Contagiando a escola
Não demorou muito tempo para mudanças de comportamento passarem a ser notadas. A cada semana, um pequeno grupo de alunos ganhava jalecos, com a missão de exercer e disseminar uma ação de gentileza, como, por exemplo, carinho. Os integrantes passavam seu recado de sala em sala e até intermediavam desentendimentos, espontaneamente, quando viam crianças discutindo. “Incorporavam a própria gentileza quando se paramentavam com a veste branca”, lembra a diretora-adjunta.

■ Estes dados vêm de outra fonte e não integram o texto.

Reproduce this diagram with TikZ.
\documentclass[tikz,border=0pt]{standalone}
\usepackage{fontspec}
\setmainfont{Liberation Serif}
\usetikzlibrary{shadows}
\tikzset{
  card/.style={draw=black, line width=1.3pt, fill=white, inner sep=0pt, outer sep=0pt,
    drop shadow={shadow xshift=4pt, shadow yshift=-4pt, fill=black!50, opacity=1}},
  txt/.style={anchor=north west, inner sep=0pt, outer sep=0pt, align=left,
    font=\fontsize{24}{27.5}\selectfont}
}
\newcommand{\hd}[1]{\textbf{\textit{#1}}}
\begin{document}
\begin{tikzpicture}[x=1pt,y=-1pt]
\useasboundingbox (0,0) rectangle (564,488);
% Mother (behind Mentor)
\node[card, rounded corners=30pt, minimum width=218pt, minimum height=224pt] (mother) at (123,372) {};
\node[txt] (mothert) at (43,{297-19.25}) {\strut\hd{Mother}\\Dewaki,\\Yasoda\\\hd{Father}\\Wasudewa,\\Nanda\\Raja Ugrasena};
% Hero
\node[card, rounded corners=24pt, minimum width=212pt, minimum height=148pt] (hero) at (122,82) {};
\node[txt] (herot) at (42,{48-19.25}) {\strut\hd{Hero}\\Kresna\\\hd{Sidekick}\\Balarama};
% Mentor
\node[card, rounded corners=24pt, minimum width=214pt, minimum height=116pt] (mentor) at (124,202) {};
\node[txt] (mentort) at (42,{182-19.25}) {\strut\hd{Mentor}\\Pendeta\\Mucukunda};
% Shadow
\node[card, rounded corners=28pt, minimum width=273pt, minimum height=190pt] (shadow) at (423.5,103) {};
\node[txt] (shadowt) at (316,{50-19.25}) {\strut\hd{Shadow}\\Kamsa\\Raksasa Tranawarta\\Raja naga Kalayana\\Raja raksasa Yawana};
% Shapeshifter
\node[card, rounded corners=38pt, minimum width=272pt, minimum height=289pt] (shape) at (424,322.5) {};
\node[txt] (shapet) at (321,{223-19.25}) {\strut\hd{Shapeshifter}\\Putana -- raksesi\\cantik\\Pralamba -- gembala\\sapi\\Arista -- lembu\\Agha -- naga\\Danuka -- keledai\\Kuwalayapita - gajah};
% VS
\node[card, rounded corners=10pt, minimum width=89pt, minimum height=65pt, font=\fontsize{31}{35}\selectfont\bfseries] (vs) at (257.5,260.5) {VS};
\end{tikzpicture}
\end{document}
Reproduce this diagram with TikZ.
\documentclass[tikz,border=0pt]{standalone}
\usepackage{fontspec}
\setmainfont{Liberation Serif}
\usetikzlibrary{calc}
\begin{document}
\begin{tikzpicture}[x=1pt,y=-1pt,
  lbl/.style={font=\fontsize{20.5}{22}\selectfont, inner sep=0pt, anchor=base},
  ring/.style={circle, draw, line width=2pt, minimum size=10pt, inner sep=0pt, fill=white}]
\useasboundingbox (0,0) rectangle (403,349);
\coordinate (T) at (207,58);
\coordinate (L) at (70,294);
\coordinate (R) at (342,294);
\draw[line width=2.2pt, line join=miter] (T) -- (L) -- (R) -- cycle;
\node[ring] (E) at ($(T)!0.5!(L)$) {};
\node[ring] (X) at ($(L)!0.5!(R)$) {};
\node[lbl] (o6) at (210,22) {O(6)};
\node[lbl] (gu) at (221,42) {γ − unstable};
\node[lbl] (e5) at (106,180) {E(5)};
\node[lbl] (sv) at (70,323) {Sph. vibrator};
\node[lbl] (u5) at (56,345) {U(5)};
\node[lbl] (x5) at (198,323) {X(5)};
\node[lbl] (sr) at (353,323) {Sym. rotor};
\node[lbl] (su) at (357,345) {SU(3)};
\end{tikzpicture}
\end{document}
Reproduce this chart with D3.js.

Várias outras atividades foram realizadas, como a fixação de envelopes em grandes cartazes, pelos corredores da escola. Dentro deles, frases de gentileza – como “aprenda a ouvir o outro” – estrategicamente inseridas como tarefa das aulas de Leitura. “Os envelopes com as frases impactaram muito a escola”, lembra a professora Kelly. Também foram feitos exercícios para se conhecer melhor os sentimentos. Na receita da raiva, por exemplo, descobriram que vai uma xícara de bullying, outra de humilhação... E na da alegria, duas colheres de carinho, três de sorriso...
Com a campanha, toda a escola começou a ser contagiada por um ambiente mais amoroso e gentil. Os resultados foram tão positivos que a ação passou a integrar o Projeto Político Pedagógico do Ciep, em 2019. Hoje, cada sala de aula tem um nome relacionado a uma ação ou sentimento de gentileza: Amizade, Amor, Gratidão, entre outros. Os alunos das classes são responsáveis por exercer e aprofundar o significado de cada um desses valores e disseminá-los entre si e para toda a comunidade escolar.
Alguns pais de alunos já comentam com a direção do Ciep, que têm notado mudanças nos padrões de comportamento dos filhos. Ainda que o projeto Gentileza Gera Gentileza possa não ser o suficiente para transformar a realidade sociocultural da comunidade de Costa Barros, várias sementes de paz ali estão sendo plantadas pela equipe do Anton Makarenko. Quem sabe, no futuro, virem árvores frondosas?